**Task description**
Everything from the line containing "Rebuild this chart" through the line containing "XAxis, YAxis, Legend" must be written out exactly, and nothing more; leave any pictures out.

**Records provided**
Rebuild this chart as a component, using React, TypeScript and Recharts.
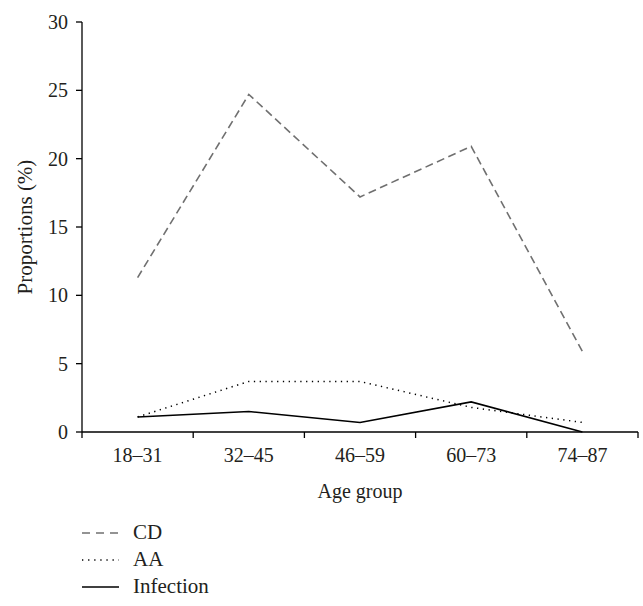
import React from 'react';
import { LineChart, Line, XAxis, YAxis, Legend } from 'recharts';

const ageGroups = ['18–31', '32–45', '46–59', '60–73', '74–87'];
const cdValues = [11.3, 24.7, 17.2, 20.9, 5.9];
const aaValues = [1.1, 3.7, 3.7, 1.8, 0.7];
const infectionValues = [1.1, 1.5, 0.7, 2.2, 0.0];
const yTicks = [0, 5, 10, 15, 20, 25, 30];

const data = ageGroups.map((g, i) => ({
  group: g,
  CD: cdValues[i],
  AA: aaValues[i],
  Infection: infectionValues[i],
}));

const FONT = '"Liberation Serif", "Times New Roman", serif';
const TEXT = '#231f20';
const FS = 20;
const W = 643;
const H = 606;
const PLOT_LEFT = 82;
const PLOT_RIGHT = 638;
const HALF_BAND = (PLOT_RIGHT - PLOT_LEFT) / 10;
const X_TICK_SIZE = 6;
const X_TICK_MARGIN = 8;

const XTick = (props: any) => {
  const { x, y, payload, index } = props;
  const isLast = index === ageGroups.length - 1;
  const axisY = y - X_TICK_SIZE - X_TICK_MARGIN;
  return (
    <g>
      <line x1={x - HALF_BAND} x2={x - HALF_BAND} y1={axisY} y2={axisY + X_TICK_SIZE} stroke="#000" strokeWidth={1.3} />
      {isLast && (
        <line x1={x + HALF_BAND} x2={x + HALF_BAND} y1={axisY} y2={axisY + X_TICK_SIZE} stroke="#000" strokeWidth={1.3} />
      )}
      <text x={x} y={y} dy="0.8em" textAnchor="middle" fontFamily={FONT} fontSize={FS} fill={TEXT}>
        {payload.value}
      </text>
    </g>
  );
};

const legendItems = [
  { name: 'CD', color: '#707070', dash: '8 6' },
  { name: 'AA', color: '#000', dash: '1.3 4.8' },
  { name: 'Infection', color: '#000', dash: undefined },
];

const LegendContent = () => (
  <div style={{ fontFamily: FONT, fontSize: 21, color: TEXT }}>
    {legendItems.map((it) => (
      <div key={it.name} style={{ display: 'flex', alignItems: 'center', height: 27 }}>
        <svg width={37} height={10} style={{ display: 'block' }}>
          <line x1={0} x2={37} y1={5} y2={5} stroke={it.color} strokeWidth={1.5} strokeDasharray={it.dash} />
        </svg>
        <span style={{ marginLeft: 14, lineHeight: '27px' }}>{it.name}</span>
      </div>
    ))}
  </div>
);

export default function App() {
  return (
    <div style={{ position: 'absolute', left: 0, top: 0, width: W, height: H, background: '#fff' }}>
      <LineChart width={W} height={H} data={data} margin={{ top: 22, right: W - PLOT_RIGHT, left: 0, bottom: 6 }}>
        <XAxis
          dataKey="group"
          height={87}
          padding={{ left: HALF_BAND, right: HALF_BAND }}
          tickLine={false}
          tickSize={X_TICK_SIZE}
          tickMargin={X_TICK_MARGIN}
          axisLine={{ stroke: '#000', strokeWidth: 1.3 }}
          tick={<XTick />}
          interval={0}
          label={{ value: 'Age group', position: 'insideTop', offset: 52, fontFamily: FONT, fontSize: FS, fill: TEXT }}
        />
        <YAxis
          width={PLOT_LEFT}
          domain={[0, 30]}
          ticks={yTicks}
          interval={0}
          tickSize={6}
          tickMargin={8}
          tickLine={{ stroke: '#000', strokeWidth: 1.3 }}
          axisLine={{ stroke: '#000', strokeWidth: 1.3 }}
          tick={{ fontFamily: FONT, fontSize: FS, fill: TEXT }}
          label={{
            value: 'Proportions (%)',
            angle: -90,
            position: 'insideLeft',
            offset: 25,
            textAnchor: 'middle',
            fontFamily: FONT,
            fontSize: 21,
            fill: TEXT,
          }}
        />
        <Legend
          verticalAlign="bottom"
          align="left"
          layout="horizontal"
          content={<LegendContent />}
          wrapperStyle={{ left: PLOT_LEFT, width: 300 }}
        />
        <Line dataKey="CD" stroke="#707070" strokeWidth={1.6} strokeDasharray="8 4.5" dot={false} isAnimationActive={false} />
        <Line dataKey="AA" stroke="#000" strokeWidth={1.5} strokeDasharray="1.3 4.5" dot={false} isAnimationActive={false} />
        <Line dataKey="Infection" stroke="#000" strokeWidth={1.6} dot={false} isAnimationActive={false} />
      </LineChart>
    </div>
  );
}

---

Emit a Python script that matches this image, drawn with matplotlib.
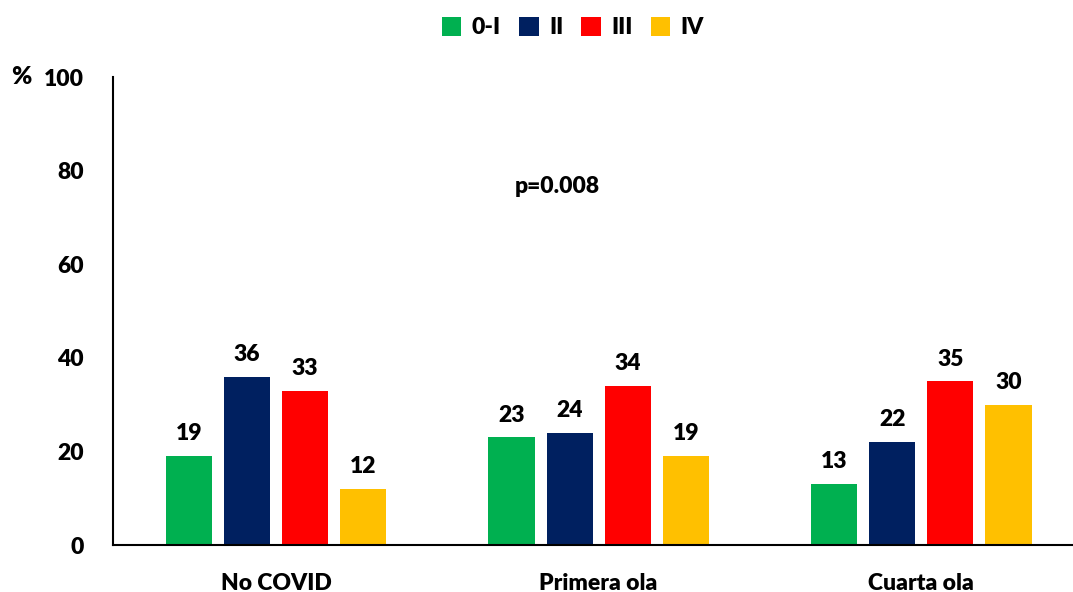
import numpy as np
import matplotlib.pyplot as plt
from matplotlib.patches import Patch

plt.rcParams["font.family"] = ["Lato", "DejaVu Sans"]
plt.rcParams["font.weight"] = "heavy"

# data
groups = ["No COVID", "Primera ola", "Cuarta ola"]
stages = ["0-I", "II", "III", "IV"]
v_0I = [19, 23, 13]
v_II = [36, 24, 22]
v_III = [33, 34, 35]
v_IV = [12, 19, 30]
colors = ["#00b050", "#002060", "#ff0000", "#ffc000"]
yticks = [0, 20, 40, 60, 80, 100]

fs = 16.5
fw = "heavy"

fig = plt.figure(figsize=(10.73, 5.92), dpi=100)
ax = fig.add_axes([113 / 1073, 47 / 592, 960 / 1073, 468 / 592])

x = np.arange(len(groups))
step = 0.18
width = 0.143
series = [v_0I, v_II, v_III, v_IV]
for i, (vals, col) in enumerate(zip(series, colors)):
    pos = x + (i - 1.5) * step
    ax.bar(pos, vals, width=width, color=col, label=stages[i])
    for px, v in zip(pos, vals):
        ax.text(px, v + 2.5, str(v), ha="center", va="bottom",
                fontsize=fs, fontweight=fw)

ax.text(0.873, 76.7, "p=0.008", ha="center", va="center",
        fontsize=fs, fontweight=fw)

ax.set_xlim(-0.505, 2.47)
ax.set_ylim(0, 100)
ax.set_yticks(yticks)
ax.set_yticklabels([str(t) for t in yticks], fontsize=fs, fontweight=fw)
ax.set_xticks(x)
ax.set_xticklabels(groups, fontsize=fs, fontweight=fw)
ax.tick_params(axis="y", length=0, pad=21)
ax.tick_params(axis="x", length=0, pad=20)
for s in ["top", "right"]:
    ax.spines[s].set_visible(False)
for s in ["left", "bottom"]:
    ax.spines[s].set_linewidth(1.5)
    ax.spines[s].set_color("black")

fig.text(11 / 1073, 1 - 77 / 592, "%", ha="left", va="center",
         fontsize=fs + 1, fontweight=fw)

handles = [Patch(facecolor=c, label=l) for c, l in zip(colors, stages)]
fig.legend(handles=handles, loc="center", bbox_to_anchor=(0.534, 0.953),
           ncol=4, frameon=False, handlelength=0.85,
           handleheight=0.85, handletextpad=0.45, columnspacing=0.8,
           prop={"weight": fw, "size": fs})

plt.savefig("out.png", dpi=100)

**Correct answer**
Rebuild this chart as a component, using React, TypeScript and Recharts.
import React from 'react';
import { LineChart, Line, XAxis, YAxis, Legend } from 'recharts';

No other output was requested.